Incident Review: You Can’t Deploy Binaries That Don’t Exist

Incident Review: You Can’t Deploy Binaries That Don’t Exist

 

Between 22:50 and 22:54 UTC on July 9, our capacity to accept traffic to api.honeycomb.io gradually diminished until all incoming requests started to fail. 8 minutes later, at 23:02, the API server was once again running at full capacity. During the initial 4 minutes some requests were accepted and others refused, but for those 8 minutes all traffic bounced and we lost data sent to us.

What caused this to happen?

As with many outages, it was a combination of factors that came together to trigger the incident.

  • We’ve been doing a lot of work on the system that instruments our build process so that we can use Honeycomb to understand our CI pipeline. As part of that work, refactoring some code led to a regression where the buildevents tool lost a feature – passing through the exit code of the commands that it runs.
  • We committed some code that didn’t compile, but the fact that it failed tests wasn’t correctly detected in order to fail the build. This code passed review and made it in to the master branch.
  • The build artifact from the non-compiling code was missing one executable, and got deployed anyway.
  • When the service restarted, there was no code to run and one by one servers got pulled from rotation until the outage was complete.

How have we addressed this?

As we’d spent a large portion of our error budget during this outage, we first instituted a release freeze on the API server. Then, we conducted a retrospective to identify what we steps we’d need to take in order to unfreeze. As of today, we have added safeguards in several places to mitigate the chances that any of the steps above could cause a similar outage.

Much of the speed at which we iterate and deploy code depends on trusting that our build system is protecting us from errors like this. It’s paramount that we retain this trust in order to be able to use automated deploy systems, so the first step was to fix the regression in our build instrumentation tool and work towards rebuilding the belief that if the build is green it’s okay to deploy.

We can add strength to the belief in our automated build system with real world use – we can both trust that the builds are reliable, and verify that it is indeed the case by health-checking tasks with automatic rollback, and staggering deploys by letting production lag our internal dogfooding cluster by a build. This is common practice and has long been on the list of things to do but not yet prioritized. Now it has happened.

Is it time to outsource our deploys?

Modern development in the SaaS world is a combination of internal development and reliance on other external tools and SaaS products so we can run less software and focus on what we do best.
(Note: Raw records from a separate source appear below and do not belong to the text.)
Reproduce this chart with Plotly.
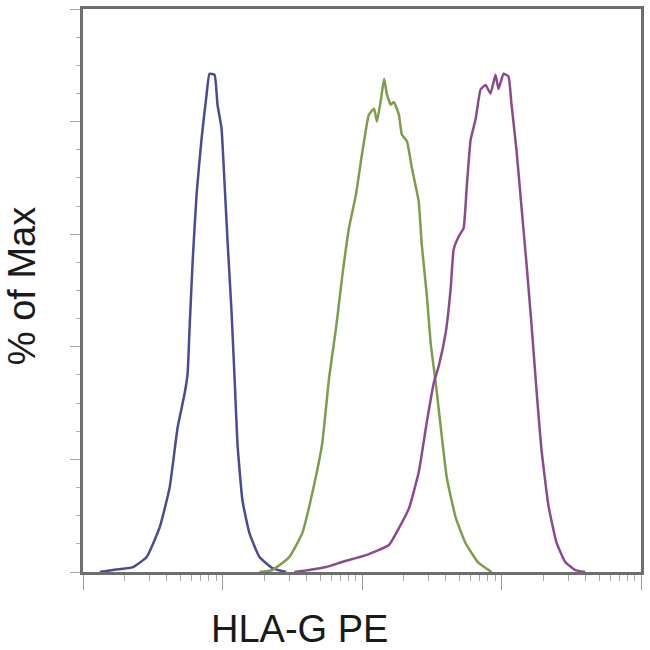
import plotly.graph_objects as go

# Fluorescence intensity (log scale) and % of Max for each histogram
blue_x = [1.32, 1.64, 2.28, 2.86, 3.55, 4.18, 4.77, 5.35, 5.62, 5.81, 6.11, 6.52, 7.08, 7.69, 8.07,
          8.77, 9.21, 9.84, 10.3, 10.9, 11.6, 12.2, 12.8, 13.9, 15.6, 18.4, 22.8, 28.6]
blue_y = [0, 0.35, 0.88, 2.65, 7.96, 15.0, 25.7, 31.7, 35.2, 43.4, 55.2, 67.1, 77.0, 84.8, 88.5,
          88.3, 83.0, 78.8, 69.9, 58.2, 46.4, 34.5, 22.8, 12.7, 6.9, 2.65, 0.7, 0]

green_x = [18.4, 22.8, 30.1, 37.3, 44.0, 51.8, 58.1, 65.2, 71.9, 80.7, 90.6, 100, 112, 122, 128, 137,
           144, 151, 161, 169, 184, 193, 210, 228, 255, 268, 291, 311, 338, 367, 405, 469, 553, 685, 849]
green_y = [0, 0.35, 2.65, 6.9, 14.0, 22.8, 34.5, 43.4, 52.2, 61.1, 67.1, 74.2, 81.2, 82.3, 80.0, 84.1,
           87.6, 84.8, 83.0, 83.5, 81.2, 77.7, 76.5, 71.7, 65.8, 58.2, 49.4, 40.5, 33.5, 25.7, 16.8,
           9.7, 5.1, 1.6, 0]

purple_x = [32.7, 41.8, 55.3, 71.9, 107, 156, 184, 217, 255, 291, 327, 355, 398, 432, 454, 493, 535,
            562, 601, 652, 708, 769, 834, 906, 952, 1034, 1122, 1178, 1280, 1389, 1509, 1638, 1778,
            1931, 2167, 2472, 2864, 3378, 3981]
purple_y = [0, 0.35, 0.88, 1.77, 3.0, 4.8, 7.8, 11.3, 17.7, 26.5, 33.6, 36.6, 42.5, 50.3, 57.3, 59.6,
            61.1, 68.0, 76.8, 80.4, 85.7, 86.5, 85.0, 88.3, 85.8, 88.5, 88.0, 83.2, 75.0, 65.0, 54.9,
            44.2, 32.6, 21.9, 11.9, 5.3, 1.77, 0.35, 0]

x_title = "HLA-G PE"
y_title = "% of Max"

fig = go.Figure()
for xs, ys, col in [(blue_x, blue_y, "#4a4a96"),
                    (green_x, green_y, "#7f9c4a"),
                    (purple_x, purple_y, "#8c4a8e")]:
    fig.add_trace(go.Scatter(x=xs, y=ys, mode="lines",
                             line=dict(color=col, width=2.5, shape="spline", smoothing=0.4),
                             showlegend=False, hoverinfo="skip"))

axis_line = dict(showline=True, linecolor="#6e6e6e", linewidth=2.5, mirror=True,
                 showgrid=False, zeroline=False, showticklabels=False)

fig.update_xaxes(type="log", range=[0, 4], dtick=1, ticks="outside", ticklen=15,
                 tickwidth=1.2, tickcolor="#9a9a9a",
                 minor=dict(ticks="outside", ticklen=6, tickwidth=1.2, tickcolor="#a8a8a8", dtick="D1"),
                 **axis_line)
fig.update_yaxes(range=[0, 100], dtick=20, ticks="outside", ticklen=10,
                 tickwidth=1.2, tickcolor="#a8a8a8",
                 minor=dict(ticks="outside", ticklen=4, tickwidth=1.2, tickcolor="#b0b0b0", dtick=5),
                 **axis_line)

fig.add_annotation(text=x_title, xref="paper", yref="paper", x=0.225, y=-0.101,
                   xanchor="left", yanchor="middle", showarrow=False,
                   font=dict(family="Liberation Sans, Arial", size=38, color="#1a1a1a"))
fig.add_annotation(text=y_title, xref="paper", yref="paper", x=-0.109, y=0.508,
                   xanchor="center", yanchor="middle", textangle=-90, showarrow=False,
                   font=dict(family="Liberation Sans, Arial", size=38, color="#1a1a1a"))

fig.update_layout(width=650, height=650, margin=dict(l=83, r=6, t=7, b=78),
                  plot_bgcolor="white", paper_bgcolor="white")

fig.write_html("out.html", config={"displayModeBar": False},
               post_script="document.body.style.margin='0';document.body.style.overflow='hidden';")
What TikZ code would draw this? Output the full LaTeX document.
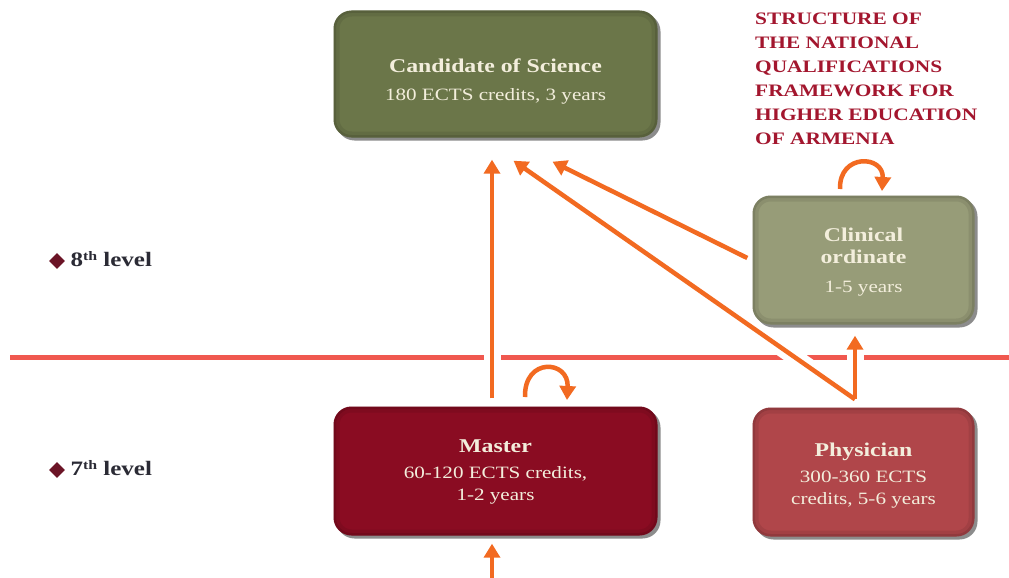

We’ve been using a home-built deployment system because our needs have been light, and we’re re-evaluating whether now is the right time to outsource that part of our process to something like Kubernetes. There has been a lot of progress in the last few years around processes for managing canaries, circuit breakers, and other confidence-building techniques for deploys, and we’re interested in which might be able to help us continue to move quickly with confidence.